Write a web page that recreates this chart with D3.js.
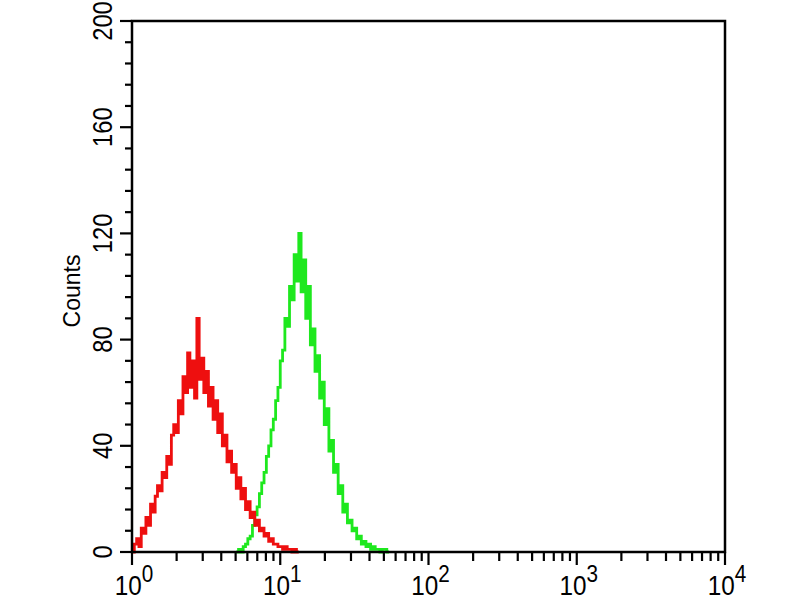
<!DOCTYPE html>
<html>
<head>
<meta charset="utf-8">
<script src="https://cdn.jsdelivr.net/npm/d3@7"></script>
<style>
  body { margin: 0; background: #fff; }
  text { font-family: "Liberation Sans", Arial, sans-serif; fill: #000; }
</style>
</head>
<body>
<script>
// histogram data: 256 channels spread over 4 decades
var nChannels = 256;
var decades = 4;

// red (control) histogram, counts starting at channel 0
var redStart = 0;
var redCounts = [0, 3, 5, 2, 9, 7, 13, 10, 18, 15, 21, 25, 23, 30, 28, 36, 33, 44, 48, 45,
                 57, 52, 66, 60, 75, 62, 72, 58, 88, 65, 73, 60, 68, 55, 62, 50, 57, 45, 52, 40,
                 44, 34, 38, 30, 33, 24, 28, 20, 24, 16, 19, 13, 15, 10, 12, 8, 9, 6, 7, 4,
                 5, 3, 3, 2, 2, 1, 2, 1, 1, 0, 1, 0, 0];

// green (stained) histogram, counts starting at channel 45
var greenStart = 45;
var greenCounts = [0, 1, 0, 2, 3, 5, 6, 10, 14, 17, 22, 26, 30, 36, 40, 46, 50, 57, 62, 72,
                   76, 88, 85, 100, 95, 112, 102, 120, 98, 110, 88, 100, 78, 84, 68, 74, 58, 64, 48, 54,
                   38, 42, 30, 33, 22, 25, 15, 18, 11, 12, 8, 9, 5, 6, 3, 4, 2, 3, 1, 2,
                   1, 1, 0, 1, 1, 0, 0];

// axis ticks
var yMajor = [0, 40, 80, 120, 160, 200];
var yMinorStep = 8;
var xMajor = [1, 10, 100, 1000, 10000];
var xExponents = ['0', '1', '2', '3', '4'];

var redColor = '#ee0f0f';
var greenColor = '#1ee81e';

var svg = d3.select('body').append('svg')
            .attr('width', 800)
            .attr('height', 600);

var plotLeft = 132, plotRight = 725, plotTop = 21, plotBottom = 552;

var xScale = d3.scaleLog().domain([1, 10000]).range([plotLeft, plotRight]);
var yScale = d3.scaleLinear().domain([0, 200]).range([plotBottom, plotTop]);

function channelValue(ch) {
  return Math.pow(10, ch * decades / nChannels);
}

function histData(start, counts) {
  return counts.map(function(c, i) { return {ch: start + i, count: c}; });
}

var line = d3.line()
             .x(function(d) { return xScale(channelValue(d.ch)); })
             .y(function(d) { return yScale(d.count); })
             .curve(d3.curveStepAfter);

var plot = svg.append('g');

plot.append('path')
    .datum(histData(greenStart, greenCounts))
    .attr('d', line)
    .attr('fill', 'none')
    .attr('stroke', greenColor)
    .attr('stroke-width', 2.8);

plot.append('path')
    .datum(histData(redStart, redCounts))
    .attr('d', line)
    .attr('fill', 'none')
    .attr('stroke', redColor)
    .attr('stroke-width', 2.8);

// frame
svg.append('rect')
   .attr('x', plotLeft)
   .attr('y', plotTop)
   .attr('width', plotRight - plotLeft)
   .attr('height', plotBottom - plotTop)
   .attr('fill', 'none')
   .attr('stroke', '#000')
   .attr('stroke-width', 2.5);

// y ticks
var yTicks = d3.range(0, 201, yMinorStep);
svg.append('g').selectAll('line')
   .data(yTicks)
   .enter().append('line')
   .attr('x1', plotLeft)
   .attr('x2', function(d) { return yMajor.indexOf(d) >= 0 ? plotLeft - 12 : plotLeft - 7; })
   .attr('y1', function(d) { return yScale(d); })
   .attr('y2', function(d) { return yScale(d); })
   .attr('stroke', '#000')
   .attr('stroke-width', 2.2);

svg.append('g').selectAll('text')
   .data(yMajor)
   .enter().append('text')
   .attr('text-anchor', 'middle')
   .attr('font-size', 27)
   .attr('transform', function(d) {
     return 'translate(' + 112 + ',' + yScale(d) + ')rotate(-90)scale(0.88,1)';
   })
   .text(function(d) { return d; });

// x ticks: decades plus 2..9 inside each decade
var xTicks = [];
xMajor.forEach(function(v, i) {
  xTicks.push({v: v, major: true});
  if (i < xMajor.length - 1) {
    for (var k = 2; k <= 9; k++) xTicks.push({v: v * k, major: false});
  }
});

svg.append('g').selectAll('line')
   .data(xTicks)
   .enter().append('line')
   .attr('x1', function(d) { return xScale(d.v); })
   .attr('x2', function(d) { return xScale(d.v); })
   .attr('y1', plotBottom)
   .attr('y2', function(d) { return d.major ? plotBottom + 13 : plotBottom + 9; })
   .attr('stroke', '#000')
   .attr('stroke-width', 2.2);

var xLabels = svg.append('g').selectAll('text')
   .data(xMajor)
   .enter().append('text')
   .attr('text-anchor', 'middle')
   .attr('font-size', 27)
   .attr('transform', function(d) {
     return 'translate(' + (xScale(d) + 2) + ',' + 595 + ')scale(0.9,1)';
   });

xLabels.append('tspan').text('10');
xLabels.append('tspan')
       .attr('dy', -13)
       .attr('font-size', 23)
       .text(function(d, i) { return xExponents[i]; });

// axis title
svg.append('text')
   .attr('text-anchor', 'middle')
   .attr('font-size', 23)
   .attr('transform', 'translate(80,291)rotate(-90)')
   .text('Counts');
</script>
</body>
</html>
*****
PROBLEM TO WORK ON: Your task is to restate word for word the lines from the top of the data to the line containing "var plotLeft = 132, plotRight", both ends included, with every picture left out.

EXERCISE RESPONSE:
Write a web page that recreates this chart with D3.js.
<!DOCTYPE html>
<html>
<head>
<meta charset="utf-8">
<script src="https://cdn.jsdelivr.net/npm/d3@7"></script>
<style>
  body { margin: 0; background: #fff; }
  text { font-family: "Liberation Sans", Arial, sans-serif; fill: #000; }
</style>
</head>
<body>
<script>
// histogram data: 256 channels spread over 4 decades
var nChannels = 256;
var decades = 4;

// red (control) histogram, counts starting at channel 0
var redStart = 0;
var redCounts = [0, 3, 5, 2, 9, 7, 13, 10, 18, 15, 21, 25, 23, 30, 28, 36, 33, 44, 48, 45,
                 57, 52, 66, 60, 75, 62, 72, 58, 88, 65, 73, 60, 68, 55, 62, 50, 57, 45, 52, 40,
                 44, 34, 38, 30, 33, 24, 28, 20, 24, 16, 19, 13, 15, 10, 12, 8, 9, 6, 7, 4,
                 5, 3, 3, 2, 2, 1, 2, 1, 1, 0, 1, 0, 0];

// green (stained) histogram, counts starting at channel 45
var greenStart = 45;
var greenCounts = [0, 1, 0, 2, 3, 5, 6, 10, 14, 17, 22, 26, 30, 36, 40, 46, 50, 57, 62, 72,
                   76, 88, 85, 100, 95, 112, 102, 120, 98, 110, 88, 100, 78, 84, 68, 74, 58, 64, 48, 54,
                   38, 42, 30, 33, 22, 25, 15, 18, 11, 12, 8, 9, 5, 6, 3, 4, 2, 3, 1, 2,
                   1, 1, 0, 1, 1, 0, 0];

// axis ticks
var yMajor = [0, 40, 80, 120, 160, 200];
var yMinorStep = 8;
var xMajor = [1, 10, 100, 1000, 10000];
var xExponents = ['0', '1', '2', '3', '4'];

var redColor = '#ee0f0f';
var greenColor = '#1ee81e';

var svg = d3.select('body').append('svg')
            .attr('width', 800)
            .attr('height', 600);

var plotLeft = 132, plotRight = 725, plotTop = 21, plotBottom = 552;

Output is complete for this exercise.